The landmark headquarters of leading Dublin law firm, Ivor Fitzpatrick & Co, are being put up for sale following a decision by the company to relocate. The firm’s move from its long-standing office at 44/45 St Stephen’s Green comes just over one year after the death of Mr Fitzpatrick, the firm’s founder and managing partner. The property, which occupies a pivotal position at the junction of St Stephen’s Green and Hume Street, is being offered to the market with the benefit of full vacant possession by agent Knight Frank at a guide price of €10 million.
Built in the early 1970s, 44/45 St Stephen’s Green briefly comprises a modern concrete structure behind a mock-Georgian facade. The building, which extends to a net internal area of 1,564sq m (16,830sq ft), has a mix of open-plan and cellular offices over six floors, with typical floor plates of about 293sq m (3,150sq ft). That floor plate is in line with a large proportion of current occupier trends. Some 45 per cent of leasing activity in Dublin 2 over the past five years has been for office units under 465sq m (5,000 sq ft). The property has 15 car-parking spaces.
A feasibility study prepared in advance of the sale by Reddy Architecture + Urbanism identifies the potential for a new owner to increase the property’s value through either a light-touch refurbishment or a full-scale retrofit. Proposed enhancements include the provision of a new internal core, a reimagined internal layout, and the addition of an extended penthouse level. These upgrades could bring the building’s footprint up to a net internal area of 1,640sq m (17,653 sq ft) while improving the property’s sustainability.
44/45 St Stephen’s Green served for many years as the office of Ivor Fitzpatrick & Co. During his lifetime, Mr Fitzpatrick forged a hugely successful career in both law and in business. While the law firm he founded and managed didn’t operate at the same scale as the big five legal companies (Arthur Cox, A&L Goodbody, Matheson, William Fry and McCann FitzGerald), it was highly successful in its own right. It specialised in banking, corporate advice, medical negligence and personal injury, real estate and planning, and in litigation, including defamation.
Ivor Fitzpatrick made much of his undoubted wealth – he was reputed to be worth up to €100 million at the time of his death – from property, in which he was associated with some of the country’s biggest real estate developers and investors, among them Paddy McKillen, Johnny Ronan and Pat Doherty. Other business partners and law clients included Robert “Pino” Harris and Dermot Desmond.

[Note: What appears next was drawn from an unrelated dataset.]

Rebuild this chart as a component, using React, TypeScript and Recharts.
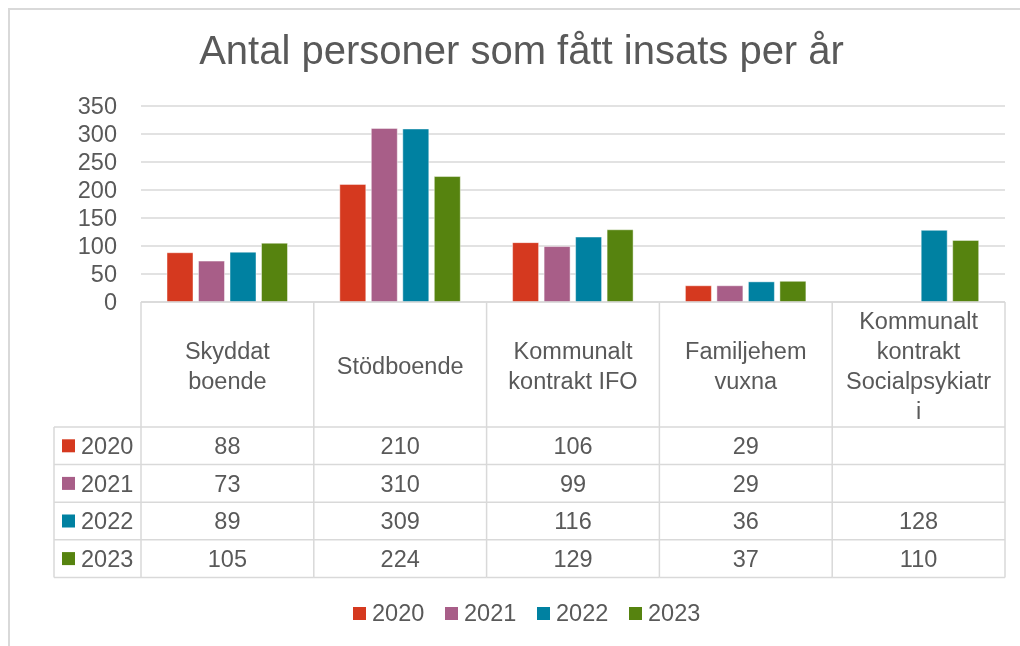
import React from "react";
import { BarChart, Bar, XAxis, YAxis, CartesianGrid } from "recharts";

const categories = [
  "Skyddat boende",
  "Stödboende",
  "Kommunalt kontrakt IFO",
  "Familjehem vuxna",
  "Kommunalt kontrakt Socialpsykiatri",
];
const headerLines = [
  ["Skyddat", "boende"],
  ["Stödboende"],
  ["Kommunalt", "kontrakt IFO"],
  ["Familjehem", "vuxna"],
  ["Kommunalt", "kontrakt", "Socialpsykiatr", "i"],
];
const years = ["2020", "2021", "2022", "2023"];
const colors = ["#D5391F", "#A85E88", "#0081A1", "#56830F"];
const v2020 = [88, 210, 106, 29, null];
const v2021 = [73, 310, 99, 29, null];
const v2022 = [89, 309, 116, 36, 128];
const v2023 = [105, 224, 129, 37, 110];
const yTicks = [0, 50, 100, 150, 200, 250, 300, 350];
const title = "Antal personer som fått insats per år";

const series = [v2020, v2021, v2022, v2023];
const data = categories.map((c, i) => {
  const row: any = { name: c };
  years.forEach((y, k) => {
    row["y" + y] = series[k][i];
  });
  return row;
});

const FONT = '"Liberation Sans", Arial, sans-serif';
const TEXT = "#595959";
const LINE = "#d9d9d9";
const W = 1004;
const H = 630;
const M_TOP = 98;
const M_RIGHT = 7;
const M_BOTTOM = 60;
const Y_W = 133;
const X_H = 276;
const PLOT_LEFT = Y_W;
const PLOT_RIGHT = W - M_RIGHT;
const PLOT_BOTTOM = H - M_BOTTOM - X_H;
const COL_W = (PLOT_RIGHT - PLOT_LEFT) / categories.length;
const HEADER_H = 125;
const ROW_H = 37.6;
const TABLE_BOTTOM = PLOT_BOTTOM + HEADER_H + ROW_H * years.length;
const LEG_LEFT = 46;
const FS = 23.5;

const TableTick = (props: any) => {
  const { x, payload } = props;
  const i = payload && payload.index != null ? payload.index : props.index;
  const l = x - COL_W / 2;
  const r = x + COL_W / 2;
  const rowTop = PLOT_BOTTOM + HEADER_H;
  const lines = headerLines[i] || [];
  const hc = PLOT_BOTTOM + HEADER_H / 2 + 1;
  const els: any[] = [];
  els.push(<line key="vl" x1={l} x2={l} y1={PLOT_BOTTOM} y2={TABLE_BOTTOM} stroke={LINE} strokeWidth={1.5} />);
  if (i === categories.length - 1) {
    els.push(<line key="vr" x1={r} x2={r} y1={PLOT_BOTTOM} y2={TABLE_BOTTOM} stroke={LINE} strokeWidth={1.5} />);
  }
  for (let k = 0; k <= years.length; k++) {
    const yy = rowTop + k * ROW_H;
    els.push(<line key={"h" + k} x1={l} x2={r} y1={yy} y2={yy} stroke={LINE} strokeWidth={1.5} />);
  }
  lines.forEach((t, j) => {
    const yy = hc + (j - (lines.length - 1) / 2) * 30;
    els.push(
      <text key={"t" + j} x={x} y={yy} dy="0.35em" textAnchor="middle" fill={TEXT} fontSize={FS} fontFamily={FONT}>
        {t}
      </text>
    );
  });
  years.forEach((yr, k) => {
    const v = series[k][i];
    if (v != null) {
      els.push(
        <text key={"v" + k} x={x} y={rowTop + (k + 0.5) * ROW_H} dy="0.35em" textAnchor="middle" fill={TEXT} fontSize={FS} fontFamily={FONT}>
          {v}
        </text>
      );
    }
  });
  if (i === 0) {
    els.push(<line key="lv" x1={LEG_LEFT} x2={LEG_LEFT} y1={rowTop} y2={TABLE_BOTTOM} stroke={LINE} strokeWidth={1.5} />);
    years.forEach((yr, k) => {
      const cy = rowTop + (k + 0.5) * ROW_H;
      els.push(<rect key={"ls" + k} x={LEG_LEFT + 8} y={cy - 6.5} width={13} height={13} fill={colors[k]} />);
      els.push(
        <text key={"lt" + k} x={LEG_LEFT + 27} y={cy} dy="0.35em" fill={TEXT} fontSize={FS} fontFamily={FONT}>
          {yr}
        </text>
      );
    });
    for (let k = 0; k <= years.length; k++) {
      const yy = rowTop + k * ROW_H;
      els.push(<line key={"lh" + k} x1={LEG_LEFT} x2={l} y1={yy} y2={yy} stroke={LINE} strokeWidth={1.5} />);
    }
  }
  return <g>{els}</g>;
};

export default function App() {
  return (
    <div style={{ position: "relative", width: W, height: H, overflow: "hidden", background: "#fff" }}>
      <div
        style={{
          position: "fixed",
          left: 8,
          top: 8,
          width: 1100,
          height: 700,
          borderTop: `2px solid ${LINE}`,
          borderLeft: `2px solid ${LINE}`,
          boxSizing: "border-box",
          pointerEvents: "none",
        }}
      />
      <div
        style={{
          position: "absolute",
          left: 13.5,
          top: 22.4,
          width: 1000,
          textAlign: "center",
          fontFamily: FONT,
          fontSize: 40,
          lineHeight: "40px",
          color: TEXT,
          whiteSpace: "nowrap",
        }}
      >
        {title}
      </div>
      <div style={{ position: "absolute", left: 0, top: 0 }}>
        <BarChart
          width={W}
          height={H}
          data={data}
          margin={{ top: M_TOP, right: M_RIGHT, bottom: M_BOTTOM, left: 0 }}
          barSize={26}
          barGap={5.5}
        >
          <CartesianGrid vertical={false} stroke={LINE} strokeWidth={1.5} />
          <YAxis
            width={Y_W}
            domain={[0, 350]}
            ticks={yTicks}
            interval={0}
            axisLine={false}
            tickLine={false}
            tickSize={0}
            tickMargin={24}
            tick={{ fill: TEXT, fontSize: FS, fontFamily: FONT }}
          />
          <XAxis
            dataKey="name"
            height={X_H}
            interval={0}
            tickLine={false}
            axisLine={{ stroke: LINE, strokeWidth: 1.5 }}
            tick={<TableTick />}
          />
          {years.map((y, k) => (
            <Bar
              key={y}
              dataKey={"y" + y}
              name={y}
              fill={colors[k]}
              stroke="rgba(255,255,255,0.45)"
              strokeWidth={1}
              isAnimationActive={false}
            />
          ))}
        </BarChart>
      </div>
      <div style={{ position: "absolute", left: 345, top: 599, display: "flex" }}>
        {years.map((y, k) => (
          <div key={y} style={{ width: 92, display: "flex", alignItems: "center", height: 13 }}>
            <div style={{ width: 13, height: 13, background: colors[k], marginRight: 6, flex: "none" }} />
            <span style={{ fontFamily: FONT, fontSize: FS, color: TEXT, lineHeight: "13px", whiteSpace: "nowrap" }}>{y}</span>
          </div>
        ))}
      </div>
    </div>
  );
}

Given its location in one of Dublin city centre’s most tightly held and sought-after locations, the property is expected to see interest from a range of prospective owner-occupiers, investors and developers. The property overlooks St Stephen’s Green and is within a short walk of Grafton Street and numerous of the city’s foremost hotels, including the Shelbourne Hotel, the Merrion Hotel and the Conrad Dublin.